In an unposted* piece in yesterday’s N&R, UNCG geography professor Jay Lennartson makes the City of Greensboro’s plan to sign the U.S. Mayors Climate Protection Agreement sound so cool. Hey, we could be like Seattle:
Seattle mayor Greg Nickels fathered the U.S. Mayors Climate Protection Agreement in early 2005 in response to the U.S. government’s failure to ratify the Kyoto Treaty. The treaty, which took effect in 141 countries on Feb.16, 2005, suggested that the United States reduce its greenhouse gas emissions by a modest 7 percent below 1990 levels by 2012. Mayors who sign the climate protection agreement pledge for their cities to meet that redcution. They can do so by establishing anti-sprawl land-use policies, undertaking urban reforestation projects and supporting energy efficiency measures, among other things.
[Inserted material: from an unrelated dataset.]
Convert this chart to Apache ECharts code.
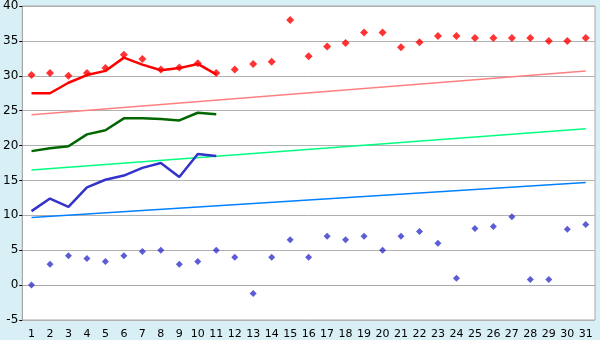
<!DOCTYPE html>
<html><head><meta charset="utf-8">
<script src="https://cdn.jsdelivr.net/npm/echarts@6/dist/echarts.min.js"></script>
<style>html,body{margin:0;padding:0;background:#d9eff6;}#c{width:600px;height:340px;}</style>
</head><body><div id="c"></div>
<script>
const days = ['1','2','3','4','5','6','7','8','9','10','11','12','13','14','15','16','17','18','19','20','21','22','23','24','25','26','27','28','29','30','31'];
const redLine = [27.5,27.5,29.0,30.1,30.7,32.6,31.6,30.8,31.1,31.7,30.2];
const greenLine = [19.2,19.6,19.9,21.6,22.2,23.9,23.9,23.8,23.6,24.7,24.5];
const blueLine = [10.6,12.4,11.2,14.0,15.1,15.7,16.8,17.5,15.5,18.8,18.5];
const redPoints = [30.1,30.4,30.0,30.4,31.1,33.0,32.4,30.9,31.2,31.8,30.4,30.9,31.7,32.0,38.0,32.8,34.2,34.7,36.2,36.2,34.1,34.8,35.7,35.7,35.4,35.4,35.4,35.4,35.0,35.0,35.4];
const bluePoints = [0.0,3.0,4.2,3.8,3.4,4.2,4.8,5.0,3.0,3.4,5.0,4.0,-1.2,4.0,6.5,4.0,7.0,6.5,7.0,5.0,7.0,7.7,6.0,1.0,8.1,8.4,9.8,0.8,0.8,8.0,8.7];
const redTrend = [24.4, 30.7];
const greenTrend = [16.5, 22.4];
const blueTrend = [9.7, 14.7];
const yTicks = [-5,0,5,10,15,20,25,30,35,40];

function ends(pair){ const a = days.map(()=>null); a[0]=pair[0]; a[days.length-1]=pair[1]; return a; }
const font = {fontFamily:'DejaVu Sans', fontSize:11, color:'#000'};
const chart = echarts.init(document.getElementById('c'));
chart.setOption({
  animation:false,
  backgroundColor:'#d9eff6',
  grid:{left:20,right:5,top:5,bottom:20,show:true,backgroundColor:'#fff',borderColor:'#a8a8a8',borderWidth:1},
  xAxis:{type:'category',data:days,boundaryGap:true,
    axisLine:{lineStyle:{color:'#a8a8a8',width:1}},
    axisTick:{alignWithLabel:true,length:6,lineStyle:{color:'#000'}},
    axisLabel:Object.assign({margin:9,interval:0},font),
    splitLine:{show:false}},
  yAxis:{type:'value',min:yTicks[0],max:yTicks[yTicks.length-1],interval:5,
    axisLine:{show:true,lineStyle:{color:'#a8a8a8'}},
    axisTick:{show:true,length:3,lineStyle:{color:'#000'}},
    axisLabel:Object.assign({margin:4},font,{fontSize:12}),
    splitLine:{lineStyle:{color:'#b0b0b0',width:1}}},
  series:[
    {type:'line',data:ends(redTrend),connectNulls:true,showSymbol:false,lineStyle:{color:'#ff8080',width:1.5},itemStyle:{color:'#ff8080'}},
    {type:'line',data:ends(greenTrend),connectNulls:true,showSymbol:false,lineStyle:{color:'#00ff80',width:1.5},itemStyle:{color:'#00ff80'}},
    {type:'line',data:ends(blueTrend),connectNulls:true,showSymbol:false,lineStyle:{color:'#0080ff',width:1.5},itemStyle:{color:'#0080ff'}},
    {type:'line',data:redLine,showSymbol:false,lineStyle:{color:'#ff0000',width:2.5},itemStyle:{color:'#ff0000'}},
    {type:'line',data:greenLine,showSymbol:false,lineStyle:{color:'#006600',width:2.5},itemStyle:{color:'#006600'}},
    {type:'line',data:blueLine,showSymbol:false,lineStyle:{color:'#3333cc',width:2.5},itemStyle:{color:'#3333cc'}},
    {type:'scatter',data:redPoints,symbol:'diamond',symbolSize:8,itemStyle:{color:'#ff0000'}},
    {type:'scatter',data:bluePoints,symbol:'diamond',symbolSize:7,itemStyle:{color:'#3333cc'}}
  ]
});
</script></body></html>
This is a total joke. Lennartson acknowledges that the city doesn’t even know how much carbon it’s emitting today, much less in 1990. Furthermore, there’s no such thing as a “modest 7 percent below 1990 levels.” The restriction of energy use to reach that goal, even if we knew what it was, would put us on the level of third-world countries. That’s certainly not good on a day like today when temperatures will reach into the mid-90s.
If the city wants to take steps toward energy efficiency that would benefit the taxpayer, fine. But if it’s going to take steps that would harm the taxpayer in the form of increased expenditures and land-use policies that will drive up the cost of housing, then forget it. Stand up, Mayor Holliday and call this what it is: environmental alarmism that has no basis whatsoever in reality.
*The N&R had the link to Lennartson’s piece this morning, but pulled it before I could copy it. Is that what really happened, or is it my computer?